Google just the beginning

Forum Moderators: open

Message Too Old, No Replies

Google just the beginning

New projects at Stanford

JamesR

10:24 pm on Jul 17, 2000 (gmt 0)

Just got in from wading the papers from the big brains at Stanford Digital Library [www-diglib.stanford.edu]. Looks like Google is just the start of the next generation of search engines. Google's method of filtering by page value (link analysis) is just one method and the start of a whole lot more. They refer to Google as just a "spin off" company from this much larger and ongoing research project. Considering the mulah Sergei and Larry are enjoying, I don't doubt current students are seeing a future payoff for their hard work. With the resounding success of Google, I believe this type of indexing and sophistication is becoming or has become the industry standard. SE's will need to pull engineers from this level of noodle power in order to compete.

Edited by: JamesR

Brett_Tabke

2:27 am on Jul 19, 2000 (gmt 0)

Yes, there is a small little core group of about 12 that are completely into it. There are so many ways they can dice and slice accumulated data that are yet untried. The only problem? None of this research has put out a definative search engine worth using that is any better than say Alta or even old style Fast/Alltheweb. Google results in their own way, are just as spammy as some of the lesser engines.

tedster

8:39 pm on Apr 1, 2001 (gmt 0)

>> Google results in their own way, are just as spammy as some of the lesser engines.

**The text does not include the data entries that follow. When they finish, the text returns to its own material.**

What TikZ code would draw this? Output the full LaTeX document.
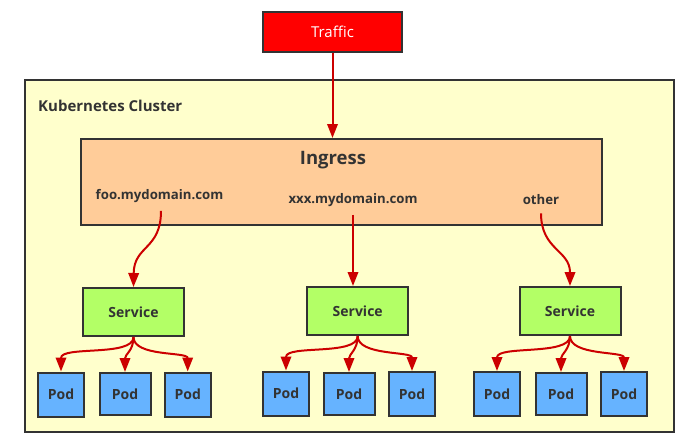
\documentclass[tikz,border=0pt]{standalone}
\usepackage{fontspec}
\setmainfont{Open Sans}
\usetikzlibrary{arrows.meta}
\definecolor{edge}{HTML}{333333}
\definecolor{arr}{HTML}{CC0000}
\definecolor{clusterfill}{HTML}{FFFFCC}
\definecolor{ingressfill}{HTML}{FFCC99}
\definecolor{servicefill}{HTML}{B3FF66}
\definecolor{podfill}{HTML}{66B3FF}
\definecolor{trafficfill}{HTML}{FF0000}
\tikzset{
  box/.style={draw=edge, line width=2pt, rectangle, inner sep=0pt, text=edge, font=\bfseries},
  trafficbox/.style={box, fill=trafficfill, text=white, font=\fontsize{15}{18}\selectfont, minimum width=139pt, minimum height=40pt},
  clusterbox/.style={box, fill=clusterfill, minimum width=649pt, minimum height=352pt},
  ingressbox/.style={box, fill=ingressfill, minimum width=521pt, minimum height=86pt},
  servicebox/.style={box, fill=servicefill, font=\bfseries\fontsize{14}{16}\selectfont, minimum width=101pt, minimum height=48pt},
  podbox/.style={box, fill=podfill, font=\bfseries\fontsize{14}{16}\selectfont, minimum width=46pt, minimum height=44pt},
  podmid/.style={podbox, minimum width=51pt, minimum height=42pt},
  lbl/.style={text=edge, font=\bfseries\fontsize{13.2}{15}\selectfont, inner sep=0pt},
  flow/.style={draw=arr, line width=2pt, -{Triangle[length=14pt,width=10.5pt]}},
}
\begin{document}
\begin{tikzpicture}[x=1pt,y=-1pt]
\useasboundingbox (0,0) rectangle (698,444);
\node[clusterbox] (cluster) at (349.5,256) {};
\node[lbl, anchor=west, font=\bfseries\fontsize{15}{18}\selectfont] (clab) at (38,106) {Kubernetes Cluster};
\node[trafficbox] (traffic) at (332.5,32) {Traffic};
\node[ingressbox] (ingress) at (341.5,182) {};
\node[lbl, font=\bfseries\fontsize{18.5}{22}\selectfont] (ingt) at (333,160) {Ingress};
\node[lbl] (foo) at (159.5,196) {foo.mydomain.com};
\node[lbl] (xxx) at (353,200) {xxx.mydomain.com};
\node[lbl] (other) at (541,200) {other};

\node[servicebox] (s1) at (133.5,312) {Service};
\node[servicebox] (s2) at (357.7,311) {Service};
\node[servicebox] (s3) at (570,311) {Service};

\node[podbox] (p11) at (61,394.5) {Pod};
\node[podmid] (p12) at (125,394) {Pod};
\node[podbox] (p13) at (187.7,394.5) {Pod};
\node[podbox] (p21) at (286,393.5) {Pod};
\node[podmid] (p22) at (349,394) {Pod};
\node[podbox] (p23) at (412,394) {Pod};
\node[podbox] (p31) at (497,394) {Pod};
\node[podmid] (p32) at (561,394) {Pod};
\node[podbox] (p33) at (624,394) {Pod};

\draw[flow] (traffic.south) -- (traffic.south |- ingress.north);

\draw[flow] ([yshift=-8pt]foo.south -| 161,0) .. controls (161,250) and (134,245) .. (s1.north);
\draw[flow] ([yshift=-8pt]xxx.south) -- (xxx.south |- s2.north);
\draw[flow] ([yshift=-8pt]other.south) .. controls (541,250) and (570,250) .. (s3.north);

\foreach \s/\a/\b/\c in {s1/p11/p12/p13, s2/p21/p22/p23, s3/p31/p32/p33}{
  \draw[flow] (\s.south) .. controls ([yshift=-20pt]\s.south) and ([yshift=26pt]\a.north) .. (\a.north);
  \draw[flow] (\s.south) .. controls ([yshift=-14pt]\s.south) and ([yshift=18pt]\b.north) .. (\b.north);
  \draw[flow] (\s.south) .. controls ([yshift=-20pt]\s.south) and ([yshift=20pt]\c.north) .. (\c.north);
}
\end{tikzpicture}
\end{document}
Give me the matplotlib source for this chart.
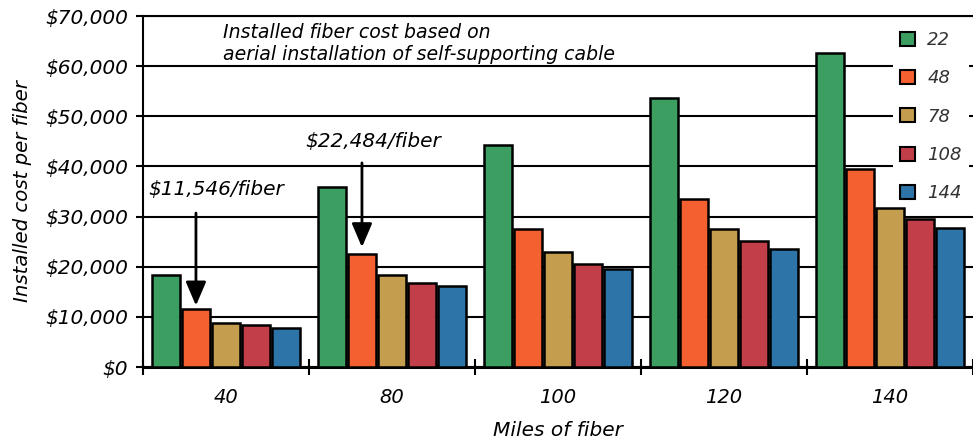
import matplotlib
matplotlib.use("Agg")
import matplotlib.pyplot as plt
from matplotlib.patches import Patch
from matplotlib.ticker import FuncFormatter, FixedLocator
import numpy as np

plt.rcParams["font.family"] = ["DejaVu Sans"]
plt.rcParams["font.style"] = "italic"

# Miles of fiber (categories) and fiber counts per cable (series)
miles = ["40", "80", "100", "120", "140"]
fiber_counts = ["22", "48", "78", "108", "144"]

cost_22 = [18300, 35800, 44300, 53600, 62600]
cost_48 = [11546, 22484, 27600, 33500, 39400]
cost_78 = [8800, 18300, 23000, 27600, 31800]
cost_108 = [8400, 16700, 20600, 25100, 29600]
cost_144 = [7800, 16200, 19600, 23500, 27800]

series = [cost_22, cost_48, cost_78, cost_108, cost_144]
colors = ["#3d9e62", "#f4602f", "#c49d4e", "#c23f4a", "#2d74a8"]

fig = plt.figure(figsize=(9.73, 4.42), dpi=100)
ax_l, ax_r, ax_t, ax_b = 143, 973, 16, 367
ax = fig.add_axes([ax_l / 973, 1 - ax_b / 442, (ax_r - ax_l) / 973, (ax_b - ax_t) / 442])

x = np.arange(len(miles))
pitch = 0.181
width = 0.165
for i, (vals, col) in enumerate(zip(series, colors)):
    ax.bar(x + (i - 2) * pitch, vals, width=width, color=col,
           edgecolor="black", linewidth=1.8, zorder=3)

ax.set_xlim(-0.5, len(miles) - 0.5)
ax.set_ylim(0, 70000)
ax.set_yticks(np.arange(0, 70001, 10000))
ax.yaxis.set_major_formatter(FuncFormatter(lambda v, p: f"${v:,.0f}"))
ax.yaxis.grid(True, color="black", linewidth=1.5, zorder=1)

ax.set_xticks(x)
ax.set_xticklabels(miles)
ax.xaxis.set_minor_locator(FixedLocator(np.arange(-0.5, len(miles), 1.0)))
ax.tick_params(axis="x", which="major", length=0, pad=15, labelsize=14)
ax.tick_params(axis="x", which="minor", direction="inout", length=12, width=1.5)
ax.tick_params(axis="y", length=5, width=1.5, pad=6, labelsize=14.5)

ax.spines["right"].set_visible(False)
ax.spines["left"].set_linewidth(1.5)
ax.spines["bottom"].set_linewidth(2.2)
ax.spines["top"].set_linewidth(1.5)

ax.set_xlabel("Miles of fiber", fontsize=14.5)
ax.xaxis.set_label_coords(0.5, -(431 - ax_b) / (ax_b - ax_t))
ax.xaxis.label.set_va("center")
ax.set_ylabel("Installed cost per fiber", fontsize=14.2, labelpad=9)

ax.text(-0.018, 66700, "Installed fiber cost based on", fontsize=13.6,
        va="center", ha="left", zorder=5)
ax.text(-0.018, 62300, "aerial installation of self-supporting cable",
        fontsize=13.6, va="center", ha="left", zorder=5)

arrow = dict(arrowstyle="-|>,head_length=1.45,head_width=0.62",
             color="black", linewidth=2, shrinkA=0, shrinkB=0)
ax.text(-0.47, 35300, f"${cost_48[0]:,}/fiber", fontsize=14.5,
        va="center", ha="left", zorder=5)
ax.annotate("", xy=(x[0] - pitch, cost_48[0] + 700),
            xytext=(x[0] - pitch, 30700), arrowprops=arrow, zorder=5)
ax.text(0.476, 44900, f"${cost_48[1]:,}/fiber", fontsize=14.5,
        va="center", ha="left", zorder=5)
ax.annotate("", xy=(x[1] - pitch, cost_48[1] + 1400),
            xytext=(x[1] - pitch, 40700), arrowprops=arrow, zorder=5)

handles = [Patch(facecolor=c, edgecolor="black", linewidth=1.5) for c in colors]
leg = ax.legend(handles, fiber_counts, loc="upper left",
                bbox_to_anchor=((893 - ax_l) / (ax_r - ax_l), 1 - (24 - ax_t) / (ax_b - ax_t)),
                bbox_transform=ax.transAxes,
                frameon=True, framealpha=1, facecolor="white", edgecolor="none",
                fancybox=False, fontsize=13, handlelength=0.83, handleheight=0.83,
                handletextpad=0.67, labelspacing=1.12, borderaxespad=0,
                borderpad=0.4)
# legend sits above the gridlines but beneath the bars
leg.set_zorder(2)
for t in leg.get_texts():
    t.set_color("#333333")

fig.savefig("out.png", dpi=100)
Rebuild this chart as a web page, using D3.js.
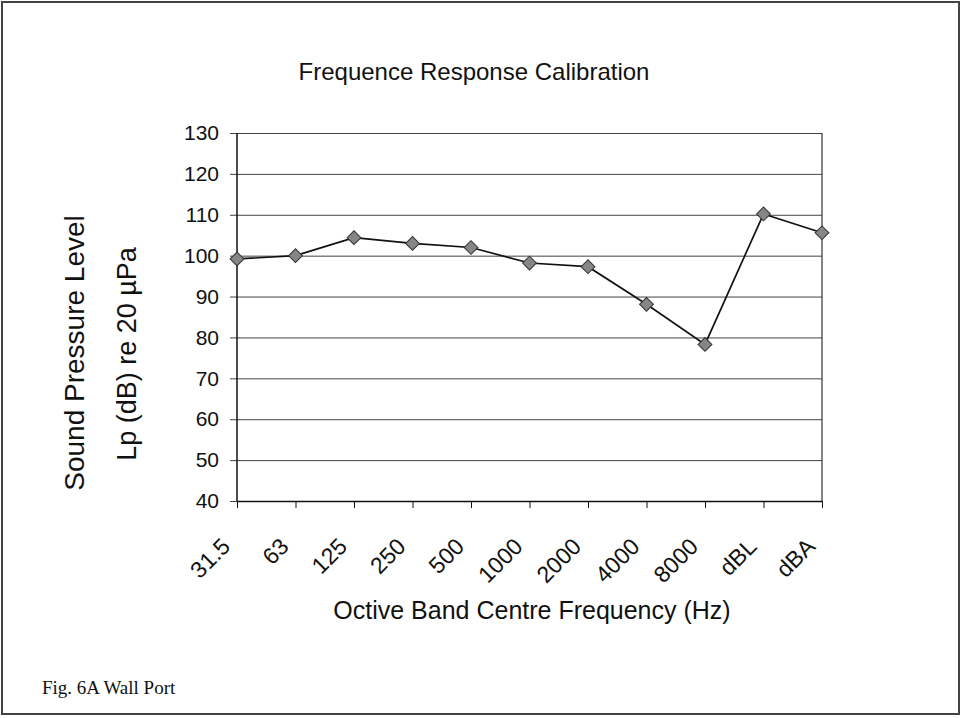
<!DOCTYPE html>
<html>
<head>
<meta charset="utf-8">
<script src="https://cdn.jsdelivr.net/npm/d3@7"></script>
<style>
  body { margin: 0; background: #fff; }
  text { font-family: Arial, "Liberation Sans", sans-serif; fill: #111; }
</style>
</head>
<body>
<div id="chart"></div>
<script>
// chart data
const categories = ["31.5", "63", "125", "250", "500", "1000", "2000", "4000", "8000", "dBL", "dBA"];
const levels = [99.2, 100, 104.4, 103, 102, 98.2, 97.3, 88.1, 78.3, 110.2, 105.6];
const yTicks = [40, 50, 60, 70, 80, 90, 100, 110, 120, 130];

const W = 962, H = 718;
const margin = { top: 133, right: 140, bottom: 217, left: 237 };
const width = W - margin.left - margin.right;
const height = H - margin.top - margin.bottom;

const svg = d3.select("#chart")
    .append("svg")
    .attr("width", W)
    .attr("height", H);

// page frame
svg.append("rect")
    .attr("x", 2).attr("y", 2)
    .attr("width", W - 5).attr("height", H - 6)
    .attr("fill", "#fff")
    .attr("stroke", "#444")
    .attr("stroke-width", 2);

const g = svg.append("g")
    .attr("transform", `translate(${margin.left},${margin.top})`);

const x = d3.scalePoint().domain(categories).range([0, width]);
const y = d3.scaleLinear().domain([40, 130]).range([height, 0]);

// gridlines + left ticks
g.append("g")
    .call(d3.axisLeft(y).tickValues(yTicks).tickSize(-width).tickPadding(18).tickSizeOuter(0))
    .call(a => a.select(".domain").remove())
    .call(a => a.selectAll(".tick line")
        .attr("x1", -7)
        .attr("stroke", "#444")
        .attr("stroke-width", 1))
    .call(a => a.selectAll(".tick text")
        .style("font-size", "21px")
        .style("font-family", "Arial, 'Liberation Sans', sans-serif")
        .attr("fill", "#111"));

// right border of plot
g.append("line")
    .attr("x1", width).attr("x2", width)
    .attr("y1", 0).attr("y2", height)
    .attr("stroke", "#333").attr("stroke-width", 1.2);

// y axis line
g.append("line")
    .attr("x1", 0).attr("x2", 0)
    .attr("y1", 0).attr("y2", height)
    .attr("stroke", "#111").attr("stroke-width", 1.5);

// x axis
const xAxis = g.append("g")
    .attr("transform", `translate(0,${height})`)
    .call(d3.axisBottom(x).tickSize(7).tickSizeOuter(0));
xAxis.select(".domain").attr("stroke", "#111").attr("stroke-width", 1.5);
xAxis.selectAll(".tick line").attr("stroke", "#111");
xAxis.selectAll(".tick text")
    .style("font-size", "23px")
    .style("font-family", "Arial, 'Liberation Sans', sans-serif")
    .attr("fill", "#111")
    .attr("text-anchor", "end")
    .attr("y", 0).attr("dy", 0)
    .attr("transform", "translate(-6,47) rotate(-45)");

// line
g.append("path")
    .datum(levels)
    .attr("fill", "none")
    .attr("stroke", "#111")
    .attr("stroke-width", 1.7)
    .attr("d", d3.line()
        .x((d, i) => x(categories[i]))
        .y(d => y(d)));

// diamond markers
g.selectAll(".pt")
    .data(levels)
    .enter().append("path")
    .attr("class", "pt")
    .attr("d", d3.symbol().type(d3.symbolSquare).size(95))
    .attr("transform", (d, i) => `translate(${x(categories[i])},${y(d)}) rotate(45)`)
    .attr("fill", "#868686")
    .attr("stroke", "#333")
    .attr("stroke-width", 1);

// titles
svg.append("text")
    .attr("x", 474).attr("y", 80)
    .attr("text-anchor", "middle")
    .style("font-size", "24px")
    .text("Frequence Response Calibration");

svg.append("text")
    .attr("x", 532).attr("y", 619)
    .attr("text-anchor", "middle")
    .style("font-size", "25px")
    .text("Octive Band Centre Frequency (Hz)");

svg.append("text")
    .attr("transform", "translate(84,353) rotate(-90)")
    .attr("text-anchor", "middle")
    .style("font-size", "28px")
    .text("Sound Pressure Level");

svg.append("text")
    .attr("transform", "translate(136,354) rotate(-90)")
    .attr("text-anchor", "middle")
    .style("font-size", "27px")
    .text("Lp (dB) re 20 µPa");

svg.append("text")
    .attr("x", 42).attr("y", 694)
    .style("font-family", "'Liberation Serif', 'Times New Roman', serif")
    .style("font-size", "19px")
    .text("Fig. 6A Wall Port");
</script>
</body>
</html>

On another thread, a paper was referenced on the Voting Model for Ranking Web Pages [citeseer.nj.nec.com] It's a good read. Google's model -- the random walk -- is a subset of this Voting Model. I understand that the paper's author, Maxim Lifantsev [cs.sunysb.edu], is contributing to the Google brain power. He's also involved with the GRiD Project [webmasterworld.com], mentioned on another thread here.

Here are some intriguing passages:

In this model we consider nodes (collections of Web pages authored by the same entity) and their connectivity, rather than just individual pages and links between them. In practice the borders of such nodes can be estimated using simple heuristics analyzing the structure of the URL's of the pages...
The voting model also allows for very strong search engine persuasion (SEP) protection: the only source of SEP is the votes originating from fake nodes created by the same physical entity. Since the only place where votes are created is when we consider how many nodes we have, it is easy to hunt down SEP attempts because, in order to have noticeable influence, a SEP attempt must have an abnormally high number of fake authors hosted on Web servers with the same or similar IP addresses.

pete

9:16 am on Apr 4, 2001 (gmt 0)

Agree with you brett that Google with all their PRO and R&D arent that much ahead of the game! Infact take away their over reliance on ODP data and not sure where they would be in the relevancy count.

From Tedsters post:
"...hunt down SEP attempts because, in order to have noticeable influence, a SEP attempt must have an abnormally high number of fake authors hosted on Web servers with the same or similar IP addresses"

That would definitely smoke us if they got it right!

JamesR

4:16 pm on Apr 4, 2001 (gmt 0)

I think the power of Google lies in the potential. They have a good techno infrastructure, smart spidering, and some of the brightest minds in the business. They are also obviously devote to R&D which will continue to take them to the next level (which they did with link analysis). I don't see anyone in their playing field besides Alta which has had trouble converting theory into solid results.